Your job is to retype all of the data word for word, leaving every image out.

_Data_
* begin *

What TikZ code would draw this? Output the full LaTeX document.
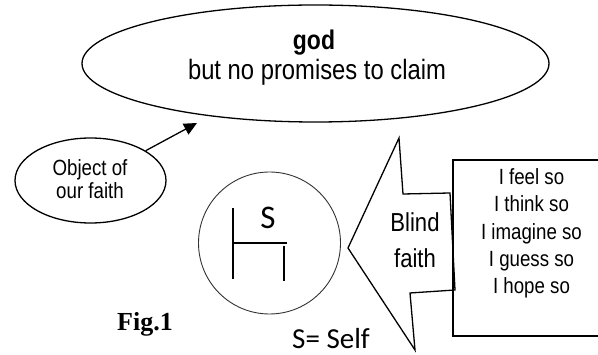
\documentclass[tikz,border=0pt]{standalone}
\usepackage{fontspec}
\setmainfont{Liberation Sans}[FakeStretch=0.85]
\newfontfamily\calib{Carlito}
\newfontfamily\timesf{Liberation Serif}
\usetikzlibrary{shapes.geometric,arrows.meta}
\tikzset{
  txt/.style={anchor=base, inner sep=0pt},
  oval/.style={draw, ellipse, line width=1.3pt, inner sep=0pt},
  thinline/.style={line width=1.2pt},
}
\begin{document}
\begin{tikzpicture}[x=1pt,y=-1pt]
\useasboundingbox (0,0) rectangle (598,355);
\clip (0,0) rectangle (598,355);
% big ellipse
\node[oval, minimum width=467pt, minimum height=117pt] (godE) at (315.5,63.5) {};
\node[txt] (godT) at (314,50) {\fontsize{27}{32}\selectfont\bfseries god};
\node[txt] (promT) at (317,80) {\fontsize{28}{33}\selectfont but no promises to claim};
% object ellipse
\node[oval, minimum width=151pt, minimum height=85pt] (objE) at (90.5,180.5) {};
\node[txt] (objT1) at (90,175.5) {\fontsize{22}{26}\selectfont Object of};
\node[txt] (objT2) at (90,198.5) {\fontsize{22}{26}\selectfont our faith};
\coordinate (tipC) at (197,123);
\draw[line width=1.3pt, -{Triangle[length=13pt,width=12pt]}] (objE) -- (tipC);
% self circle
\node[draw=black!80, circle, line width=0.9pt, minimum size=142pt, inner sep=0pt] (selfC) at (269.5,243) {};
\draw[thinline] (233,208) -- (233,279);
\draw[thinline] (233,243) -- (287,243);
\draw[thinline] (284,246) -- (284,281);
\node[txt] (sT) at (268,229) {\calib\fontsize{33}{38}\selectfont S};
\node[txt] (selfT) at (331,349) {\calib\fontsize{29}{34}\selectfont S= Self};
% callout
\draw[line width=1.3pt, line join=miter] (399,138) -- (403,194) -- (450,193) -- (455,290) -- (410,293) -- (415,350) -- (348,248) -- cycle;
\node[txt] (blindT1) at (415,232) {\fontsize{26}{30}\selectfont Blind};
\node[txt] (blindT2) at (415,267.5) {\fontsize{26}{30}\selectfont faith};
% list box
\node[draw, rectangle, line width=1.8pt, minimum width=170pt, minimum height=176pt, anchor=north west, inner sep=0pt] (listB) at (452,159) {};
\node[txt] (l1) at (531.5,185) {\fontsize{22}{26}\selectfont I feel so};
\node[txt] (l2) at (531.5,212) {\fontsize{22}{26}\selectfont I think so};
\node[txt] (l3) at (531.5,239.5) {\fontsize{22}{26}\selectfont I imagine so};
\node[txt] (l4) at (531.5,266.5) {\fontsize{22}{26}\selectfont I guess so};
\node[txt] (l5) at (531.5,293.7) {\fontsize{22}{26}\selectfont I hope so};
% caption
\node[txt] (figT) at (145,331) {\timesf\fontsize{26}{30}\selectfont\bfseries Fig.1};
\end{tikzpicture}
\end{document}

* end *

_The completed task_
What TikZ code would draw this? Output the full LaTeX document.
\documentclass[tikz,border=0pt]{standalone}
\usepackage{fontspec}
\setmainfont{Liberation Sans}[FakeStretch=0.85]
\newfontfamily\calib{Carlito}
\newfontfamily\timesf{Liberation Serif}
\usetikzlibrary{shapes.geometric,arrows.meta}
\tikzset{
  txt/.style={anchor=base, inner sep=0pt},
  oval/.style={draw, ellipse, line width=1.3pt, inner sep=0pt},
  thinline/.style={line width=1.2pt},
}
\begin{document}
\begin{tikzpicture}[x=1pt,y=-1pt]
\useasboundingbox (0,0) rectangle (598,355);
\clip (0,0) rectangle (598,355);
% big ellipse
\node[oval, minimum width=467pt, minimum height=117pt] (godE) at (315.5,63.5) {};
\node[txt] (godT) at (314,50) {\fontsize{27}{32}\selectfont\bfseries god};
\node[txt] (promT) at (317,80) {\fontsize{28}{33}\selectfont but no promises to claim};
% object ellipse
\node[oval, minimum width=151pt, minimum height=85pt] (objE) at (90.5,180.5) {};
\node[txt] (objT1) at (90,175.5) {\fontsize{22}{26}\selectfont Object of};
\node[txt] (objT2) at (90,198.5) {\fontsize{22}{26}\selectfont our faith};
\coordinate (tipC) at (197,123);
\draw[line width=1.3pt, -{Triangle[length=13pt,width=12pt]}] (objE) -- (tipC);
% self circle
\node[draw=black!80, circle, line width=0.9pt, minimum size=142pt, inner sep=0pt] (selfC) at (269.5,243) {};
\draw[thinline] (233,208) -- (233,279);
\draw[thinline] (233,243) -- (287,243);
\draw[thinline] (284,246) -- (284,281);
\node[txt] (sT) at (268,229) {\calib\fontsize{33}{38}\selectfont S};
\node[txt] (selfT) at (331,349) {\calib\fontsize{29}{34}\selectfont S= Self};
% callout
\draw[line width=1.3pt, line join=miter] (399,138) -- (403,194) -- (450,193) -- (455,290) -- (410,293) -- (415,350) -- (348,248) -- cycle;
\node[txt] (blindT1) at (415,232) {\fontsize{26}{30}\selectfont Blind};
\node[txt] (blindT2) at (415,267.5) {\fontsize{26}{30}\selectfont faith};
% list box
\node[draw, rectangle, line width=1.8pt, minimum width=170pt, minimum height=176pt, anchor=north west, inner sep=0pt] (listB) at (452,159) {};
\node[txt] (l1) at (531.5,185) {\fontsize{22}{26}\selectfont I feel so};
\node[txt] (l2) at (531.5,212) {\fontsize{22}{26}\selectfont I think so};
\node[txt] (l3) at (531.5,239.5) {\fontsize{22}{26}\selectfont I imagine so};
\node[txt] (l4) at (531.5,266.5) {\fontsize{22}{26}\selectfont I guess so};
\node[txt] (l5) at (531.5,293.7) {\fontsize{22}{26}\selectfont I hope so};
% caption
\node[txt] (figT) at (145,331) {\timesf\fontsize{26}{30}\selectfont\bfseries Fig.1};
\end{tikzpicture}
\end{document}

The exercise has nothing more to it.